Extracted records
┌──

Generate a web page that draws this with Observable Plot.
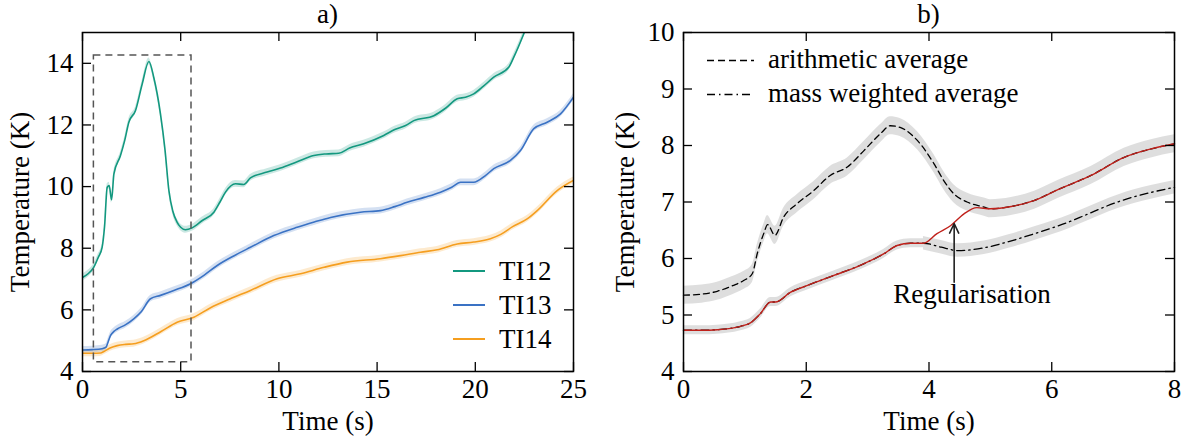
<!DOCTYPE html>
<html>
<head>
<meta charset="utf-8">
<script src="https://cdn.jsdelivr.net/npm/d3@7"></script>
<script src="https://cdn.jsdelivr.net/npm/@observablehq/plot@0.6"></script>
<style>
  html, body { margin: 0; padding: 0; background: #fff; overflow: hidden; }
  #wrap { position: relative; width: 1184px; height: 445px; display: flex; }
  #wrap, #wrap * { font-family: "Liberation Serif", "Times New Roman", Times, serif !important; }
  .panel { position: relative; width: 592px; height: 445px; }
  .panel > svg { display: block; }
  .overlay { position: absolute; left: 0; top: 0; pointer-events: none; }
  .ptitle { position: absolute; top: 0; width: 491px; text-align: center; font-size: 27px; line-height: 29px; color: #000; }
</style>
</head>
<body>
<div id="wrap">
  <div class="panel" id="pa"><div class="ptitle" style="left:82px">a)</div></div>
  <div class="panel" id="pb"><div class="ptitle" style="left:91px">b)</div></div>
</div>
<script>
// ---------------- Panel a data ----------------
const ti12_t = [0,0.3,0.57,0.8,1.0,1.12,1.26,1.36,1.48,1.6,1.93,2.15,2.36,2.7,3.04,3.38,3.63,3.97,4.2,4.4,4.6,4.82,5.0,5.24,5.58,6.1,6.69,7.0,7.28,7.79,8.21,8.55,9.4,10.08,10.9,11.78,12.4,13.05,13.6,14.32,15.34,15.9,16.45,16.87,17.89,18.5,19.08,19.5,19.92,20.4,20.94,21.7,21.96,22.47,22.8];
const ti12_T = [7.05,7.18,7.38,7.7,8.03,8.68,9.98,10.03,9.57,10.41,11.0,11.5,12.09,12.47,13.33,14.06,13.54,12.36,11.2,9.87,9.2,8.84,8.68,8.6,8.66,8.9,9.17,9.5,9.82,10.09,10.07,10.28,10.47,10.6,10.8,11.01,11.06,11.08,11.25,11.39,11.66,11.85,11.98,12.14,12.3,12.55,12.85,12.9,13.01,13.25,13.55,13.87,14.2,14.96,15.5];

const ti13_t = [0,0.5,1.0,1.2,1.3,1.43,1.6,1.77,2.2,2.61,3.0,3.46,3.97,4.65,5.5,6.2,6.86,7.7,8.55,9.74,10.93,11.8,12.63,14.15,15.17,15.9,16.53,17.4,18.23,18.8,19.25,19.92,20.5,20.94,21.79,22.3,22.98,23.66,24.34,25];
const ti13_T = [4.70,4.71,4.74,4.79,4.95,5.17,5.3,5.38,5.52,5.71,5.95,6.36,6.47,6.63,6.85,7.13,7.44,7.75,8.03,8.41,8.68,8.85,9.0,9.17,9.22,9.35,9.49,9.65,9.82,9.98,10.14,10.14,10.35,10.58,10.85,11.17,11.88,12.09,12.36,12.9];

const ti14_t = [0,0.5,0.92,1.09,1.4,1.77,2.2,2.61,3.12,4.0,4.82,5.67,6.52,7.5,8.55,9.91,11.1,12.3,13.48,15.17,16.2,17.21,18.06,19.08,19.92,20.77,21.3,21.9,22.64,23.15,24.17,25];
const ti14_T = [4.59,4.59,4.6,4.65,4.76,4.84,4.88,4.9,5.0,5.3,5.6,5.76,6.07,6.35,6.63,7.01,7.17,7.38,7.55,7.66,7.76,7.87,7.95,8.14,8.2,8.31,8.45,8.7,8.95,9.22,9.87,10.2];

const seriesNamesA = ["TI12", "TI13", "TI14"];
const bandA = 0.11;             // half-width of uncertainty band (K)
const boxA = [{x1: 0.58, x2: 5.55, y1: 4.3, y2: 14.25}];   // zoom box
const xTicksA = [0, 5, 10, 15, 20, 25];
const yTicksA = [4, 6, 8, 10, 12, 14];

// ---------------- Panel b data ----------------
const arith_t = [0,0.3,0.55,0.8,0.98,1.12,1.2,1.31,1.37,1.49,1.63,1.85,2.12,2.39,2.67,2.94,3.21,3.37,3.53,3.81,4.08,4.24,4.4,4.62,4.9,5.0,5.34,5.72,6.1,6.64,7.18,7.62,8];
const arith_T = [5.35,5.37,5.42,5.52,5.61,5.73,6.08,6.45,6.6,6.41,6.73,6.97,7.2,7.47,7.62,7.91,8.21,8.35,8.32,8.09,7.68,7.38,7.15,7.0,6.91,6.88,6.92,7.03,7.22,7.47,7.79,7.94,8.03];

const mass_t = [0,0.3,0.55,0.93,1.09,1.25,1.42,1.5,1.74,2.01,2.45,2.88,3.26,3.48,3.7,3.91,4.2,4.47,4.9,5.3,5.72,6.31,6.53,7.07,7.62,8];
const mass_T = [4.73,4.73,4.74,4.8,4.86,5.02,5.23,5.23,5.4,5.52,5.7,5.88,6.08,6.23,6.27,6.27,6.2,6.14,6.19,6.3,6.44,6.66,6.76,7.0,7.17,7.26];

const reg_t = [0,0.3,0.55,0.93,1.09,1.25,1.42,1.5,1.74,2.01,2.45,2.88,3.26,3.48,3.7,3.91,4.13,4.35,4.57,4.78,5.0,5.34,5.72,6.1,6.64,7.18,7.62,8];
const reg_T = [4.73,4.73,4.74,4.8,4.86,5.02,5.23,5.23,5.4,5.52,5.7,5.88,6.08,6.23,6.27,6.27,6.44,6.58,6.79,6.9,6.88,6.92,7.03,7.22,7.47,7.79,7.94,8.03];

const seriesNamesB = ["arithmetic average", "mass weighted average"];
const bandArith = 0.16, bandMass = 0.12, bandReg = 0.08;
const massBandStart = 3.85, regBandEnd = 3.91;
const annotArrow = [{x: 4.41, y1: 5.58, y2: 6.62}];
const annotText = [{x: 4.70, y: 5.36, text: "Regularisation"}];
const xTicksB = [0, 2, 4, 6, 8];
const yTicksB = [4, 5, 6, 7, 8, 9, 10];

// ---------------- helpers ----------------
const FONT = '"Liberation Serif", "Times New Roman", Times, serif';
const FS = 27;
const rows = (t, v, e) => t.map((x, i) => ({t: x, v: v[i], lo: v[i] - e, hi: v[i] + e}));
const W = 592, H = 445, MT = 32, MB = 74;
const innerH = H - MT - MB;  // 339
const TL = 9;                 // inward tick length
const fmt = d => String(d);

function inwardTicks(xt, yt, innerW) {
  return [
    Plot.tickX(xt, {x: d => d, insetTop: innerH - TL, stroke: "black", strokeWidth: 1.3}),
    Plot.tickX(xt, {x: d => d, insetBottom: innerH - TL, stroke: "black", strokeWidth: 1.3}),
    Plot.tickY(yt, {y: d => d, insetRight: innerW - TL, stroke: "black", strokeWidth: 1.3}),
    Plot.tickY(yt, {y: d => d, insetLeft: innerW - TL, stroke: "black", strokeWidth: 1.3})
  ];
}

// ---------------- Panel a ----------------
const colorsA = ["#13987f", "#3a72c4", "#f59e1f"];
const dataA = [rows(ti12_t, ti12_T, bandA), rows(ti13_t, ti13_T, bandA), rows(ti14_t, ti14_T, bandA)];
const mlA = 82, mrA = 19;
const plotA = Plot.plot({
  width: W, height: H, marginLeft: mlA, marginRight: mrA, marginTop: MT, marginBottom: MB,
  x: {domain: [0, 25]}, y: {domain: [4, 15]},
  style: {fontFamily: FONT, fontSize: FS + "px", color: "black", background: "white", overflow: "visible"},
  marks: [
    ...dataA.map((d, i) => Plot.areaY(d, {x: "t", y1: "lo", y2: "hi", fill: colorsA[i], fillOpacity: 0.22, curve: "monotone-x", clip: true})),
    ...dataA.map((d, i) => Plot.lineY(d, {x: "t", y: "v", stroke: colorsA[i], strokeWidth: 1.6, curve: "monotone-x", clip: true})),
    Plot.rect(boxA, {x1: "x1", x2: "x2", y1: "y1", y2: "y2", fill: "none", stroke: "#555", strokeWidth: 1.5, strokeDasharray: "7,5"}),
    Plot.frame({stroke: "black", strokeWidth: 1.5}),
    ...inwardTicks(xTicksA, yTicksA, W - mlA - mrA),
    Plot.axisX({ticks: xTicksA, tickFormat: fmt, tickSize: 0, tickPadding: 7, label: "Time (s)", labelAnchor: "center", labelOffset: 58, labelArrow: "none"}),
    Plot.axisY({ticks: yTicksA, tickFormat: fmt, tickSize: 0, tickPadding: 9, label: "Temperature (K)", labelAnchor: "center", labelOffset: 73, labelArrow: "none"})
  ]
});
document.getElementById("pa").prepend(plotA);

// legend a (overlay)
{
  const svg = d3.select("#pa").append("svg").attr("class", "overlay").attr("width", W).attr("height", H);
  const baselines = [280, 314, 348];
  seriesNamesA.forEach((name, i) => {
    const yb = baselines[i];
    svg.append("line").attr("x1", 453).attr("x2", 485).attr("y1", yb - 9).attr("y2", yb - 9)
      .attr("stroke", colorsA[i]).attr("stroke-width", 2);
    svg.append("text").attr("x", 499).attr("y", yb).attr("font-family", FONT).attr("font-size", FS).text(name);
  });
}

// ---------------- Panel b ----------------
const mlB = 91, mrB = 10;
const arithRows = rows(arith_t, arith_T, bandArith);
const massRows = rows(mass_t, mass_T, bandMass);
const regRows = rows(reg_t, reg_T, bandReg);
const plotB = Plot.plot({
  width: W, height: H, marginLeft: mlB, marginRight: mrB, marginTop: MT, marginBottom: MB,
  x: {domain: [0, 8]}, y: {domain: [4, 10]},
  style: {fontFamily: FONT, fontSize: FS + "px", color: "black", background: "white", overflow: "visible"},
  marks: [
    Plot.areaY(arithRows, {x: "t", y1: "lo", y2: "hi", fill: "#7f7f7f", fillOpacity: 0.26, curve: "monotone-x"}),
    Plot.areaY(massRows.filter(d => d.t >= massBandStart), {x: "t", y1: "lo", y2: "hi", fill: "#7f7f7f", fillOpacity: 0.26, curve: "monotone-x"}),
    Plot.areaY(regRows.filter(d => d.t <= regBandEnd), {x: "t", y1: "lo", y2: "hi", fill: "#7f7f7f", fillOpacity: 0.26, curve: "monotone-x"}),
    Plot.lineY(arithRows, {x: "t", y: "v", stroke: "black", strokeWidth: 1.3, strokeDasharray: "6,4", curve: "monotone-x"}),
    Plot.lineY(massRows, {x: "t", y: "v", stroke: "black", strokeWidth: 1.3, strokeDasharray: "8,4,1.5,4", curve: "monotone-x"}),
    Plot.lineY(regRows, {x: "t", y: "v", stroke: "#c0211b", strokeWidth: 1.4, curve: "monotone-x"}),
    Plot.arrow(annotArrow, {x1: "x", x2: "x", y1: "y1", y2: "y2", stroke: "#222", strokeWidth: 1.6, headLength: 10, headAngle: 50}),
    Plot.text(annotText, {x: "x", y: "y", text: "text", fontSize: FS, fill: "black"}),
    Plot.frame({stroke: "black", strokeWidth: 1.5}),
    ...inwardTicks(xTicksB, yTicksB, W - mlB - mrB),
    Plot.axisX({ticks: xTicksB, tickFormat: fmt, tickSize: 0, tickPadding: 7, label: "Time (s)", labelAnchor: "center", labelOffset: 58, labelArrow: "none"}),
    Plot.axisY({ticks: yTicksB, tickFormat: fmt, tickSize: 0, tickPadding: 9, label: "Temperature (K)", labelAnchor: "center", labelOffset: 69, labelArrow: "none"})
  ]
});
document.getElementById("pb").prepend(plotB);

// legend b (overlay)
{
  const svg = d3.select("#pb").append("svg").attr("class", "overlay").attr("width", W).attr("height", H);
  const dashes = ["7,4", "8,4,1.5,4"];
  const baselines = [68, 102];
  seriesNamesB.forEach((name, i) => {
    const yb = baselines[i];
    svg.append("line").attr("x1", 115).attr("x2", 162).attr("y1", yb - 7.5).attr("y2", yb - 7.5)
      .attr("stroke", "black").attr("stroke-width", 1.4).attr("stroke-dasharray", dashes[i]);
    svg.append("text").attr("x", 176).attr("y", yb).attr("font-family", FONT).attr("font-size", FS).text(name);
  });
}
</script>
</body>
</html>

└──
┌──

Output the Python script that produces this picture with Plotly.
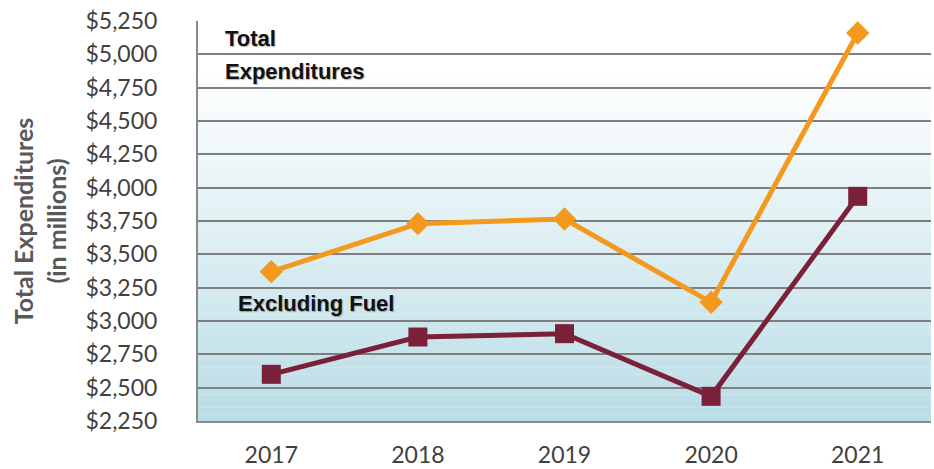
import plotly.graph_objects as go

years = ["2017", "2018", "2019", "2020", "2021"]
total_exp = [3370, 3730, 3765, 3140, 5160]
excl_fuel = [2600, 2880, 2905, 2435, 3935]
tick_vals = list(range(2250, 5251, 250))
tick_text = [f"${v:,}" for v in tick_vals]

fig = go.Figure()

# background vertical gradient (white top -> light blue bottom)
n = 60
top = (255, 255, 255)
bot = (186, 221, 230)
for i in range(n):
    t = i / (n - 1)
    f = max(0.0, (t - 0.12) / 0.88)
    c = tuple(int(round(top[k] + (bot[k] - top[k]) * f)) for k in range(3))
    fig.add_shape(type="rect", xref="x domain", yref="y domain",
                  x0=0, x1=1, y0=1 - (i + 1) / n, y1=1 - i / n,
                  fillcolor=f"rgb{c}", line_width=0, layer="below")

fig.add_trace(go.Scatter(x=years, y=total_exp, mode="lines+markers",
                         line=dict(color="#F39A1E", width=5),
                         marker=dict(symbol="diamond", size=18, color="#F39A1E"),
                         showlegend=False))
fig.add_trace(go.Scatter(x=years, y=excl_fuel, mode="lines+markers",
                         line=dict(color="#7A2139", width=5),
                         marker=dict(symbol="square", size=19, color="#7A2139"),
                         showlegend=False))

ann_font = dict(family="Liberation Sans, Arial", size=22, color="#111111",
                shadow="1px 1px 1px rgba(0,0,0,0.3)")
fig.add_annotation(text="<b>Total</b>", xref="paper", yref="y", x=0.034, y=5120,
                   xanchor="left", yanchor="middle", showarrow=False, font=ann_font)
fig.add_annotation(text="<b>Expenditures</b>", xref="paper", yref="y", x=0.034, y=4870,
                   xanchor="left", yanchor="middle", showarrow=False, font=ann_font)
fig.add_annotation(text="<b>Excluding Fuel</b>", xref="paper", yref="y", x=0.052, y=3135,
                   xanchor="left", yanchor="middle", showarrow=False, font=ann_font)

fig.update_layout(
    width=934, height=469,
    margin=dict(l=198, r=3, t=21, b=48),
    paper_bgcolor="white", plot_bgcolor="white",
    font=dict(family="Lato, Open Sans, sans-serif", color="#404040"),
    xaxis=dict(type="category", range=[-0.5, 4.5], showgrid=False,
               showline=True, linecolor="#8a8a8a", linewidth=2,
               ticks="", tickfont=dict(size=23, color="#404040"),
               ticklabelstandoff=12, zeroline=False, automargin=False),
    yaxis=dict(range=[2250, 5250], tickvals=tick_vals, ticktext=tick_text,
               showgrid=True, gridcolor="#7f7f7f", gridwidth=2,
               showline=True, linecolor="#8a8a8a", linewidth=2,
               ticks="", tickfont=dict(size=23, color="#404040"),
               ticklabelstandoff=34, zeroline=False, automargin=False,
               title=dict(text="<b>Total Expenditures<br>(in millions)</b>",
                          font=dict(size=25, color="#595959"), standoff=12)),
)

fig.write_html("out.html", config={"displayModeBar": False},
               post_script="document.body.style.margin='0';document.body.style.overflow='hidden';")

└──

Description of the task: Where a line of the records above holds the word "with", copy that line.

Reply:
Generate a web page that draws this with Observable Plot.
Output the Python script that produces this picture with Plotly.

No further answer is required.